In the meantime, Mr. Hamilton had taken charge of an elite school in New Jersey, and invited young Borden to become his assistant as "Professor of Classics and Mathematics". After a year in this position, he left to study law in Halifax, and after four years as "Articled Clerk", became a member of the Bar in 1878. Two years later, while in partnership with J. P. (later Judge) Chipman in Kentville, he was often opposed in Counsel, by Col. W. E. Roscoe, KC, both able lawyers and indefatigable workers. He soon returned to Halifax and became associated with Hibbert Tupper, son of Sir Charles Tupper, and others.
He was very happy in the legal profession, so it was with much reluctance that he consented to enter the political arena under the Liberal Conservative banner in 1896. (He could not go along with the Liberal Party on their "Repeal" campaign which continued for twenty years after Confederation.) At first, he flatly refused, having had no experience in platform speaking or political organization, but after only four years in Parliament, when the Conservatives were again defeated, he agreed under great pressure to accept the leadership of the Opposition party, when Sir Charles Tupper resigned. Though along in years, Sir Charles had been an inspiration to his followers through his untiring industry, ken vigilance and high sense of public duty.
At that time, the Liberal Conservative party was at the lowest ebb of its fortunes, while Sir Wilfred Laurier, Prime Minister, then approaching the zenith of his power and influence, was right in his element in Parliament. He had an attractive and magnetic personality which, combined with an inspiring eloquence in both French and English, gave him a supreme place in the affection and respect of his party.

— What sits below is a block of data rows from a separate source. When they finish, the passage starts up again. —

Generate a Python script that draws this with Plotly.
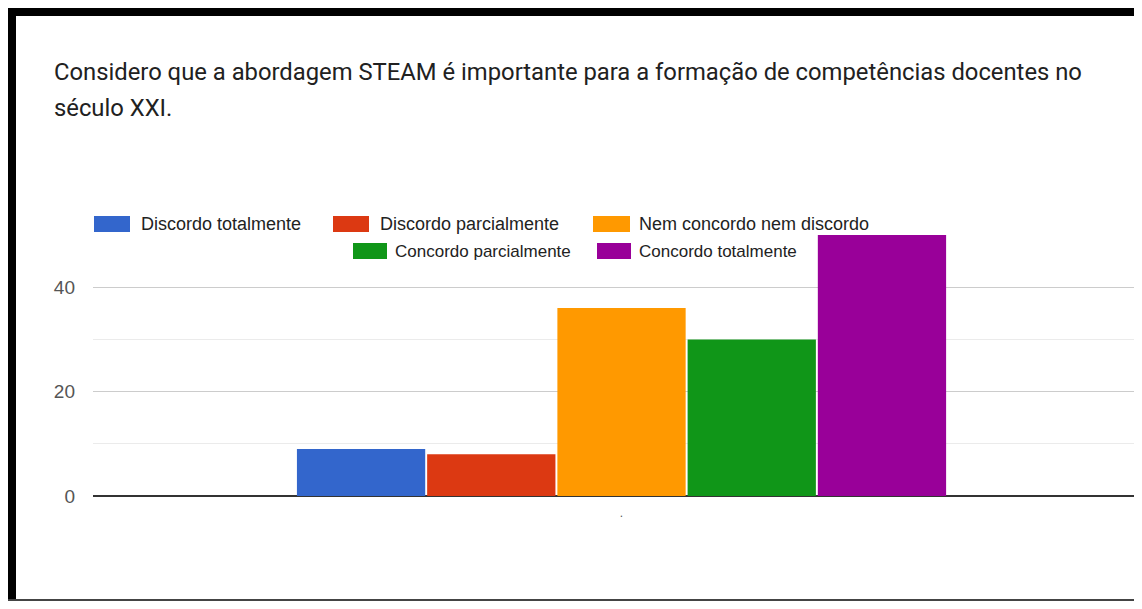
import plotly.graph_objects as go

# ---- data ----
categories = ["Discordo totalmente", "Discordo parcialmente", "Nem concordo nem discordo",
              "Concordo parcialmente", "Concordo totalmente"]
values = [9, 8, 36, 30, 50]
colors = ["#3366cc", "#dc3912", "#ff9900", "#109618", "#990099"]
y_ticks = [0, 20, 40]
x_tick_labels = ["."]
title_lines = ["Considero que a abordagem STEAM é importante para a formação de competências docentes no",
               "século XXI."]

# ---- layout geometry ----
# The page body has an 8px margin, so the figure starts at page pixel (8, 8).
OFF = 8
W, H = 1134, 593
ML, MR, MT, MB = 85, 0, 227, 105
PW = W - ML - MR
PH = H - MT - MB


def px(p):
    """page pixel x -> paper coordinate"""
    return (p - OFF - ML) / PW


def py(p):
    """page pixel y -> paper coordinate"""
    return (H - MB - (p - OFF)) / PH


fig = go.Figure()
for name, v, c in zip(categories, values, colors):
    fig.add_trace(go.Bar(x=[0], y=[v], name=name, showlegend=False,
                         marker=dict(color=c, line=dict(width=0))))

shapes = []
annotations = []

# title
title_y = [72, 108]
for line, yy in zip(title_lines, title_y):
    annotations.append(dict(text=line, xref="paper", yref="paper", x=px(52), y=py(yy),
                            xanchor="left", yanchor="middle", showarrow=False,
                            font=dict(family="Roboto", size=23.8, color="#212121")))

# legend (custom, two centered rows)
legend_items = [
    # swatch x0, x1, y0, y1, text x, text y, font size (page pixels)
    (94, 130, 216, 232, 139, 224, 18),
    (333, 369, 216, 232, 378, 224, 18),
    (593, 630, 216, 232, 637, 224, 18),
    (353, 387, 243, 259, 393, 251, 17),
    (597, 631, 243, 259, 637, 251, 17),
]
for (x0, x1, y0, y1, tx, ty, fs), name, c in zip(legend_items, categories, colors):
    shapes.append(dict(type="rect", xref="paper", yref="paper", x0=px(x0), x1=px(x1),
                       y0=py(y1), y1=py(y0), fillcolor=c, line=dict(width=0), layer="above"))
    annotations.append(dict(text=name, xref="paper", yref="paper", x=px(tx), y=py(ty),
                            xanchor="left", yanchor="middle", showarrow=False,
                            font=dict(family="Liberation Sans, Arial", size=fs, color="#222222")))

# black frame of the screenshot
shapes.append(dict(type="rect", xref="paper", yref="paper", x0=px(8), x1=px(1142),
                   y0=py(16), y1=py(8), fillcolor="#000000", line=dict(width=0), layer="above"))
shapes.append(dict(type="rect", xref="paper", yref="paper", x0=px(8), x1=px(16),
                   y0=py(601), y1=py(8), fillcolor="#000000", line=dict(width=0), layer="above"))
shapes.append(dict(type="rect", xref="paper", yref="paper", x0=px(8), x1=px(1142),
                   y0=py(601), y1=py(599), fillcolor="#444444", line=dict(width=0), layer="above"))

fig.update_layout(
    width=W, height=H,
    margin=dict(l=ML, r=MR, t=MT, b=MB, pad=0),
    paper_bgcolor="white", plot_bgcolor="white",
    barmode="group", bargap=0.384, bargroupgap=0.015,
    showlegend=False,
    shapes=shapes, annotations=annotations,
    xaxis=dict(range=[-0.5, 0.4924], tickvals=[0], ticktext=x_tick_labels,
               showgrid=False, zeroline=False, showline=False, ticks="",
               tickfont=dict(family="Liberation Sans, Arial", size=12, color="#555555"),
               ticklabelstandoff=8, fixedrange=True),
    yaxis=dict(range=[0, 50], tickvals=y_ticks, showgrid=True, gridcolor="#cccccc", gridwidth=1,
               minor=dict(dtick=10, tick0=0, showgrid=True, gridcolor="#ebebeb", gridwidth=1),
               zeroline=True, zerolinecolor="#333333", zerolinewidth=2,
               showline=False, ticks="",
               tickfont=dict(family="Liberation Sans, Arial", size=19, color="#555555"),
               ticklabelstandoff=17),
)

fig.write_html("out.html")
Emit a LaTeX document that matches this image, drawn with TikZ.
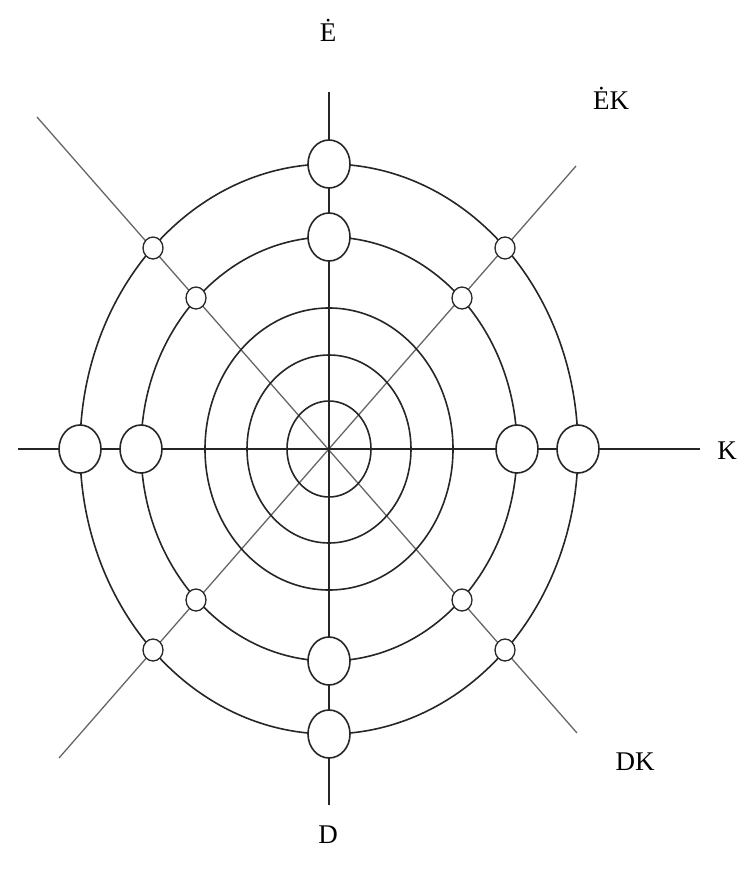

But this is a world of change, and in the efflux of time, this strong government was defeated on the Reciprocity issue of 1911 Free trade with the U. S. Throughout the campaign there was a great galaxy of speakers, pro and con. Mr. Borden made a patriotic appeal to the electorate, "for the preservation of our heritage, for the maintenance of our commercial and political freedom and for the permanence of Canada as an autonomous nation within the British Empire".
(As the result of the election became known, I remember one of my uncles, a Liberal, expressing the opinion that " Canada made a great mistake in not voting for Reciprocity". I believe he would think differently if he were alive today.)
Then came the great war the Conscription issue and Union Government to secure a more efficient and vigorous prosecution of the war. The physical strain for the Prime Minister and his Cabinet was sometimes almost beyond endurance.
For his unselfish devotion to duty during this great but trying period of our history, Sir Robert L. Borden has earned an enduring place which is being recognized today when a monument is being constructed at Grand Pre to commemorate the centennial of his birth on the 26th of this month of June. Also arrangements have been made for a statue a statue of Sir Robert to be placed on the Parliament ground at Ottawa.
The Honourable Sir Frederick Borden, KCMG, son of Dr. Jonathan Borden, of Canard Street, Cornwallis, and cousin of Sir Robert Borden, was Minister of Militia and Defence in the Laurier administration. He was knighted for his services to the Empire in connection with the Boer War in which his only son, Lieut. Harold L. Borden, was killed. To commemorate this supreme sacrifice, a monument was erected in the centre of Canning, where his mother, Lady Borden, still resides.
There are other worthy descendants of the New England Planters, who have made their mark in the world, but with this effort my articles are concluded.